La nature sacrée de Tutla Bhavani, de Telhar Kund et du plateau de Rohtas offre aux visiteurs des expériences immersives profondes. Une économie respectueuse de la nature et fondée sur la continuité culturelle pourrait prospérer ici, ceci grâce à des promenades culturelles organisées par les communautés, des séjours chez l’habitant en lien avec la forêt, et des initiatives d’artisanat tribal (PNUE 2021) qui soutiennent les moyens d’existence durables.

En fin de compte, le retour du peuple Oraon n’est pas seulement un festival culturel, c’est un modèle. Il démontre que lorsque nous relions le patrimoine naturel à la mémoire culturelle, un nouveau type de conservation émerge : une conservation soutenue non seulement par la loi mais également par l’amour. Aujourd’hui, nous sommes appelés à marcher aux côtés des gardiens originels de cette terre pour protéger ce qu’ils n’ont jamais oublié.

Alors que je me prépare à partager l’histoire de Kaimur lors du Congrès mondial de la nature de l’UICN 2025, je porte avec moi cette conviction : la mémoire culturelle et la responsabilité émotionnelle doivent aller de pair avec la science et les politiques. À distance, je participerai à des sessions virtuelles et à des discussions thématiques, et je transmettrai cette histoire dans les espaces de partage des connaissances pertinents et par le biais des plateformes et groupes de l’UICN. Je souhaite également apprendre auprès des experts mondiaux, poser des questions liées à mon travail et nouer des liens avec les délégués, les dirigeants autochtones et les spécialistes susceptibles de soutenir les futurs travaux de documentation et de conservation à Kaimur et Rohtas.

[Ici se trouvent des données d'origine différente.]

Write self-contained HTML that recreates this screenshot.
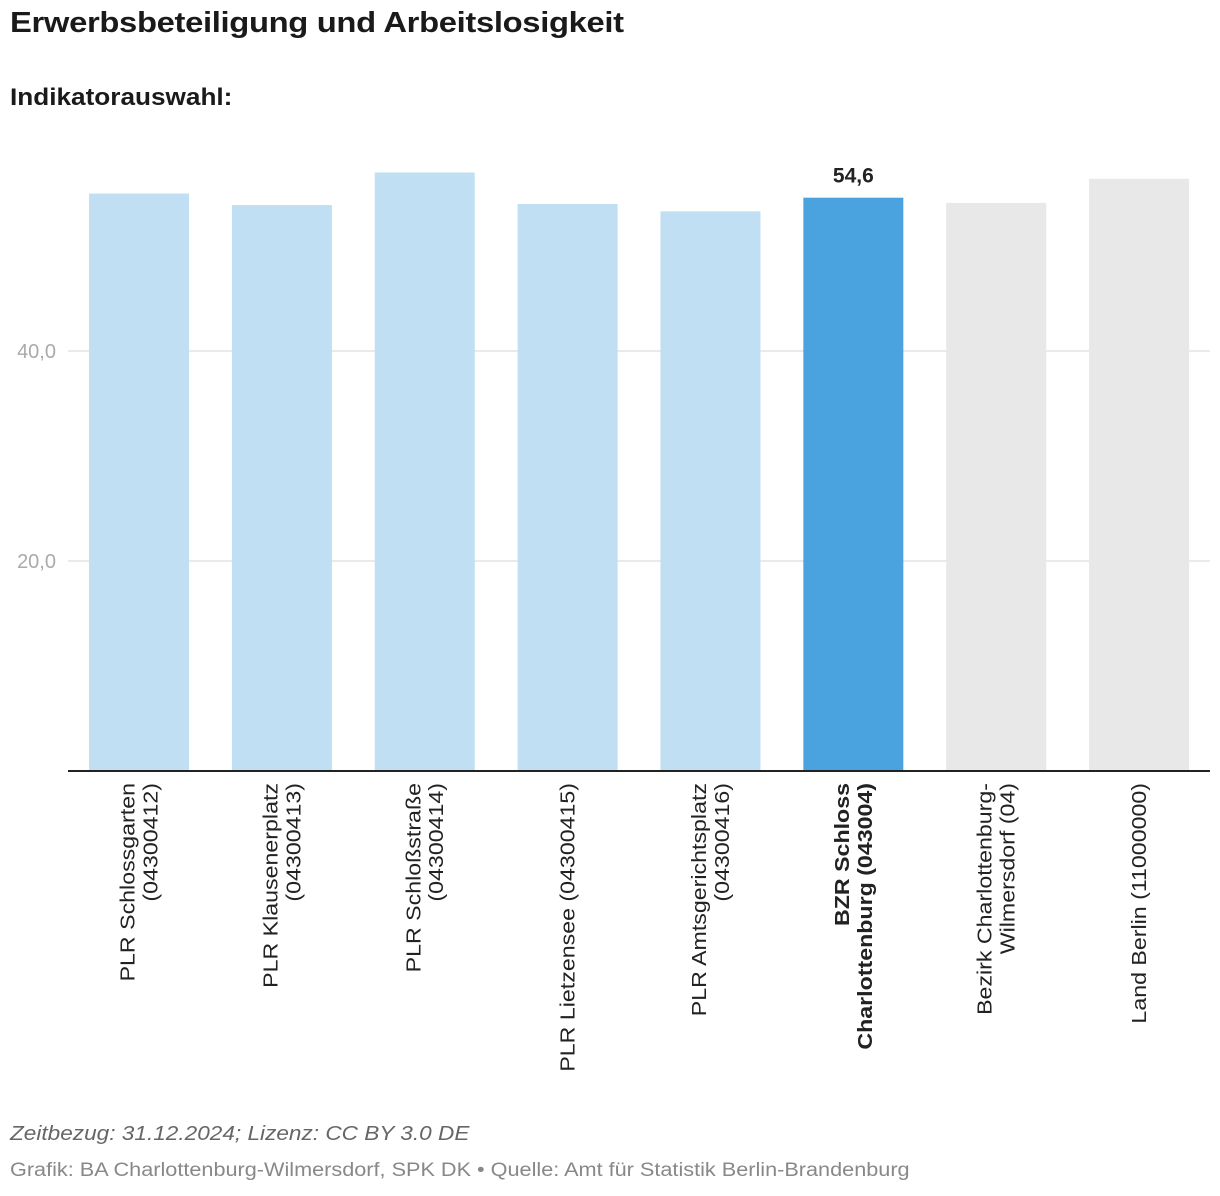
<!DOCTYPE html>
<html><head><meta charset="utf-8"><style>
body{margin:0;background:#fff;font-family:"Liberation Sans",sans-serif;width:1220px;height:1196px;overflow:hidden;position:relative}
.t{position:absolute;left:10px;color:#1a1a1a;font-weight:bold;transform-origin:0 0;white-space:nowrap}
</style></head><body>
<div class="t" style="top:7px;font-size:29px;letter-spacing:-0.3px;transform:scaleX(1.13)">Erwerbsbeteiligung und Arbeitslosigkeit</div>
<div class="t" style="top:84px;font-size:24px;transform:scaleX(1.09)">Indikatorauswahl:</div>
<svg id="c" width="1220" height="1100" style="position:absolute;left:0;top:0"></svg>
<div style="position:absolute;left:10px;top:1123px;font-size:20px;font-style:italic;color:#666;transform-origin:0 0;transform:scaleX(1.13);white-space:nowrap">Zeitbezug: 31.12.2024; Lizenz: CC BY 3.0 DE</div>
<div style="position:absolute;left:10px;top:1160px;font-size:19px;color:#888;transform-origin:0 0;transform:scaleX(1.14);white-space:nowrap">Grafik: BA Charlottenburg-Wilmersdorf, SPK DK • Quelle: Amt für Statistik Berlin-Brandenburg</div>
<script>
const categories=[["PLR Schlossgarten","(04300412)"],["PLR Klausenerplatz","(04300413)"],["PLR Schloßstraße","(04300414)"],["PLR Lietzensee (04300415)"],["PLR Amtsgerichtsplatz","(04300416)"],["BZR Schloss","Charlottenburg (043004)"],["Bezirk Charlottenburg-","Wilmersdorf (04)"],["Land Berlin (11000000)"]];
const values=[55.0,53.9,57.0,54.0,53.3,54.6,54.1,56.4];
const tickValues=[20,40];
const tickLabels=["20,0","40,0"];
const highlight=5;
const ns="http://www.w3.org/2000/svg",svg=document.getElementById('c');
const x0=67.6,step=142.86,bw=100,y0=771,k=10.5;
const xs=i=>x0+step*i+step/2, ys=v=>y0-v*k;
function el(t,a){const e=document.createElementNS(ns,t);for(const n in a)e.setAttribute(n,a[n]);svg.appendChild(e);return e;}
tickValues.forEach((v,i)=>{
 const g=el('line',{x1:68,x2:1210,y1:ys(v),y2:ys(v),stroke:'#e3e3e3','stroke-width':1.5});
 
 
 const t=el('text',{x:56,y:ys(v)+7,'text-anchor':'end','font-size':20,fill:'#aaa','font-family':'Liberation Sans'});
 t.textContent=tickLabels[i];
 
 
});
values.forEach((v,i)=>{
 const fill=i===highlight?'#4aa3de':(i>5?'#e8e8e8':'#c0dff3');
 const r=el('rect',{x:xs(i)-bw/2,y:ys(v),width:bw,height:v*k,fill});
 
 
 const lines=categories[i];
 const g=el('g',{transform:`translate(${xs(i)},783) rotate(-90) scale(1.16,1)`});
 
 
 const n=lines.length;
 lines.forEach((s,j)=>{
  const t=document.createElementNS(ns,'text');
  t.setAttribute('x',0);t.setAttribute('y',(j-(n-1)/2)*23+7);
  t.setAttribute('text-anchor','end');t.setAttribute('font-size',20);
  t.setAttribute('fill','#222');t.setAttribute('font-family','Liberation Sans');
  if(i===highlight)t.setAttribute('font-weight','bold');
  t.textContent=s;g.appendChild(t);
 });
});
const lv=el('text',{x:xs(highlight),y:ys(values[highlight])-15,'text-anchor':'middle','font-size':21,'font-weight':'bold',fill:'#222','font-family':'Liberation Sans'});
lv.textContent=values[highlight].toFixed(1).replace('.',',');


const ax=el('line',{x1:68,x2:1210,y1:y0,y2:y0,stroke:'#222','stroke-width':2});


</script>
</body></html>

Finalement, mon objectif plus large est de présenter les collines de Kaimur comme un site interconnecté du patrimoine naturel et culturel susceptible d’être reconnu par l’UNESCO. Ceci représente l’avenir d’une conservation transformatrice : une conservation qui respecte l’équité, reconnaît le leadership autochtone et nourrit des économies enracinées dans la révérence et la résilience.